▸ Short task
Copy out the entries below in full and exactly.

# START OF Records shown

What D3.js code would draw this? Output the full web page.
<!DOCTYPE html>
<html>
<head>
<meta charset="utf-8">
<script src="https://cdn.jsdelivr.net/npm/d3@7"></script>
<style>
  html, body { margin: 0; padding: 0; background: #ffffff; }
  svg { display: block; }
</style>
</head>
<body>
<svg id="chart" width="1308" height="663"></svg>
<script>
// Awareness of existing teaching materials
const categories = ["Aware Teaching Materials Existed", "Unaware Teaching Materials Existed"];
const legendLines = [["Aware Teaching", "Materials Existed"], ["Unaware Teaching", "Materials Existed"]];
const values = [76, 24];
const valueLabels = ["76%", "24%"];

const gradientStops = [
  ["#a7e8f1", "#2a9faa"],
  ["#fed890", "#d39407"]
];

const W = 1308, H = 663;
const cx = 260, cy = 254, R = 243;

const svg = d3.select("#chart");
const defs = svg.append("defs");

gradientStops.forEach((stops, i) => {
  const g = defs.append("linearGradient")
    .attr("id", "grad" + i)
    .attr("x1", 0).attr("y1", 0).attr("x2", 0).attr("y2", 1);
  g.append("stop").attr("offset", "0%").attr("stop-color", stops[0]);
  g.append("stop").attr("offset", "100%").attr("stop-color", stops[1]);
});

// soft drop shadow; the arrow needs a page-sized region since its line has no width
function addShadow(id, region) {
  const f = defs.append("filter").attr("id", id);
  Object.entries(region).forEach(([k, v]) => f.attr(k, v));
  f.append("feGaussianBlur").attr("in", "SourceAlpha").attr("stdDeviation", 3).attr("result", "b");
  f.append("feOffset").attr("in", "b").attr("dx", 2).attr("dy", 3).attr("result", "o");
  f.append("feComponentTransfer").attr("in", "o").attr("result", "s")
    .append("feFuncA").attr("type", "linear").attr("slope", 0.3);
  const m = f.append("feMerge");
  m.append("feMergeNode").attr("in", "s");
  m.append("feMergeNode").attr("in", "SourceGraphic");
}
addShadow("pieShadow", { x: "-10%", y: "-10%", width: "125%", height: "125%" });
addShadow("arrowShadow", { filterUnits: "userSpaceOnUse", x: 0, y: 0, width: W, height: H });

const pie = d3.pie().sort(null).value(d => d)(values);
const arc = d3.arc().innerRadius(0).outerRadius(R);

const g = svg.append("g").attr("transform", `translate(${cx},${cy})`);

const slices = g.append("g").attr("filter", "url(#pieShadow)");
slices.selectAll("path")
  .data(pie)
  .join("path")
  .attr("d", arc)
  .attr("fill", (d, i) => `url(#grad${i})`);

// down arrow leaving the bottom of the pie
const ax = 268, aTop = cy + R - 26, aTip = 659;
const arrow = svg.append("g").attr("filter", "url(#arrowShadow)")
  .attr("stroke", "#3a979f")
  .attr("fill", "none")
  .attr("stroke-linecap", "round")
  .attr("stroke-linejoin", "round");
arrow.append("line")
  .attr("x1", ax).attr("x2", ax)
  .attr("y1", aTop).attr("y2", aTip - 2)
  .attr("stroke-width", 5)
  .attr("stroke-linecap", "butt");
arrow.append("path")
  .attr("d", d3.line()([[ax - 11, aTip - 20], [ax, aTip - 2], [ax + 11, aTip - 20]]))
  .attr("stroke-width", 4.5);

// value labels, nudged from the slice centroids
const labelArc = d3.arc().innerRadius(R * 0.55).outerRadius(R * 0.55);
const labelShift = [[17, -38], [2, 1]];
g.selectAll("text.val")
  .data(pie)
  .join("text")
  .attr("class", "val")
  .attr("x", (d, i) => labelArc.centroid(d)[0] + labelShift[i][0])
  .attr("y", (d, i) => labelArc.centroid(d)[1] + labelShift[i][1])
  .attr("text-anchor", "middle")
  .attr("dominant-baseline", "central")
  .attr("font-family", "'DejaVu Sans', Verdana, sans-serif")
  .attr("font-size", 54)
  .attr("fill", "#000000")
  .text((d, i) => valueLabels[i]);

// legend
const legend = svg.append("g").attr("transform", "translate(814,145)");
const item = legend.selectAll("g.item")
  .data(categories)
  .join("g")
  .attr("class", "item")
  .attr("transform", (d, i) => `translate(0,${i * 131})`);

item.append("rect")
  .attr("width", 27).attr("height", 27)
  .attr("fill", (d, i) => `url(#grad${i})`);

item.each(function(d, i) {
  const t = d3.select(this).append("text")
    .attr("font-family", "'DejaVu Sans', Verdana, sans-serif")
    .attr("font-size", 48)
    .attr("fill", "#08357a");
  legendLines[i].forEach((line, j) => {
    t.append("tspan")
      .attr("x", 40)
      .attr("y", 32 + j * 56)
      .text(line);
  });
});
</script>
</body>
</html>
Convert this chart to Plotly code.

# END OF Records shown

▸ Task result
What D3.js code would draw this? Output the full web page.
<!DOCTYPE html>
<html>
<head>
<meta charset="utf-8">
<script src="https://cdn.jsdelivr.net/npm/d3@7"></script>
<style>
  html, body { margin: 0; padding: 0; background: #ffffff; }
  svg { display: block; }
</style>
</head>
<body>
<svg id="chart" width="1308" height="663"></svg>
<script>
// Awareness of existing teaching materials
const categories = ["Aware Teaching Materials Existed", "Unaware Teaching Materials Existed"];
const legendLines = [["Aware Teaching", "Materials Existed"], ["Unaware Teaching", "Materials Existed"]];
const values = [76, 24];
const valueLabels = ["76%", "24%"];

const gradientStops = [
  ["#a7e8f1", "#2a9faa"],
  ["#fed890", "#d39407"]
];

const W = 1308, H = 663;
const cx = 260, cy = 254, R = 243;

const svg = d3.select("#chart");
const defs = svg.append("defs");

gradientStops.forEach((stops, i) => {
  const g = defs.append("linearGradient")
    .attr("id", "grad" + i)
    .attr("x1", 0).attr("y1", 0).attr("x2", 0).attr("y2", 1);
  g.append("stop").attr("offset", "0%").attr("stop-color", stops[0]);
  g.append("stop").attr("offset", "100%").attr("stop-color", stops[1]);
});

// soft drop shadow; the arrow needs a page-sized region since its line has no width
function addShadow(id, region) {
  const f = defs.append("filter").attr("id", id);
  Object.entries(region).forEach(([k, v]) => f.attr(k, v));
  f.append("feGaussianBlur").attr("in", "SourceAlpha").attr("stdDeviation", 3).attr("result", "b");
  f.append("feOffset").attr("in", "b").attr("dx", 2).attr("dy", 3).attr("result", "o");
  f.append("feComponentTransfer").attr("in", "o").attr("result", "s")
    .append("feFuncA").attr("type", "linear").attr("slope", 0.3);
  const m = f.append("feMerge");
  m.append("feMergeNode").attr("in", "s");
  m.append("feMergeNode").attr("in", "SourceGraphic");
}
addShadow("pieShadow", { x: "-10%", y: "-10%", width: "125%", height: "125%" });
addShadow("arrowShadow", { filterUnits: "userSpaceOnUse", x: 0, y: 0, width: W, height: H });

const pie = d3.pie().sort(null).value(d => d)(values);
const arc = d3.arc().innerRadius(0).outerRadius(R);

const g = svg.append("g").attr("transform", `translate(${cx},${cy})`);

const slices = g.append("g").attr("filter", "url(#pieShadow)");
slices.selectAll("path")
  .data(pie)
  .join("path")
  .attr("d", arc)
  .attr("fill", (d, i) => `url(#grad${i})`);

// down arrow leaving the bottom of the pie
const ax = 268, aTop = cy + R - 26, aTip = 659;
const arrow = svg.append("g").attr("filter", "url(#arrowShadow)")
  .attr("stroke", "#3a979f")
  .attr("fill", "none")
  .attr("stroke-linecap", "round")
  .attr("stroke-linejoin", "round");
arrow.append("line")
  .attr("x1", ax).attr("x2", ax)
  .attr("y1", aTop).attr("y2", aTip - 2)
  .attr("stroke-width", 5)
  .attr("stroke-linecap", "butt");
arrow.append("path")
  .attr("d", d3.line()([[ax - 11, aTip - 20], [ax, aTip - 2], [ax + 11, aTip - 20]]))
  .attr("stroke-width", 4.5);

// value labels, nudged from the slice centroids
const labelArc = d3.arc().innerRadius(R * 0.55).outerRadius(R * 0.55);
const labelShift = [[17, -38], [2, 1]];
g.selectAll("text.val")
  .data(pie)
  .join("text")
  .attr("class", "val")
  .attr("x", (d, i) => labelArc.centroid(d)[0] + labelShift[i][0])
  .attr("y", (d, i) => labelArc.centroid(d)[1] + labelShift[i][1])
  .attr("text-anchor", "middle")
  .attr("dominant-baseline", "central")
  .attr("font-family", "'DejaVu Sans', Verdana, sans-serif")
  .attr("font-size", 54)
  .attr("fill", "#000000")
  .text((d, i) => valueLabels[i]);

// legend
const legend = svg.append("g").attr("transform", "translate(814,145)");
const item = legend.selectAll("g.item")
  .data(categories)
  .join("g")
  .attr("class", "item")
  .attr("transform", (d, i) => `translate(0,${i * 131})`);

item.append("rect")
  .attr("width", 27).attr("height", 27)
  .attr("fill", (d, i) => `url(#grad${i})`);

item.each(function(d, i) {
  const t = d3.select(this).append("text")
    .attr("font-family", "'DejaVu Sans', Verdana, sans-serif")
    .attr("font-size", 48)
    .attr("fill", "#08357a");
  legendLines[i].forEach((line, j) => {
    t.append("tspan")
      .attr("x", 40)
      .attr("y", 32 + j * 56)
      .text(line);
  });
});
</script>
</body>
</html>
Convert this chart to Plotly code.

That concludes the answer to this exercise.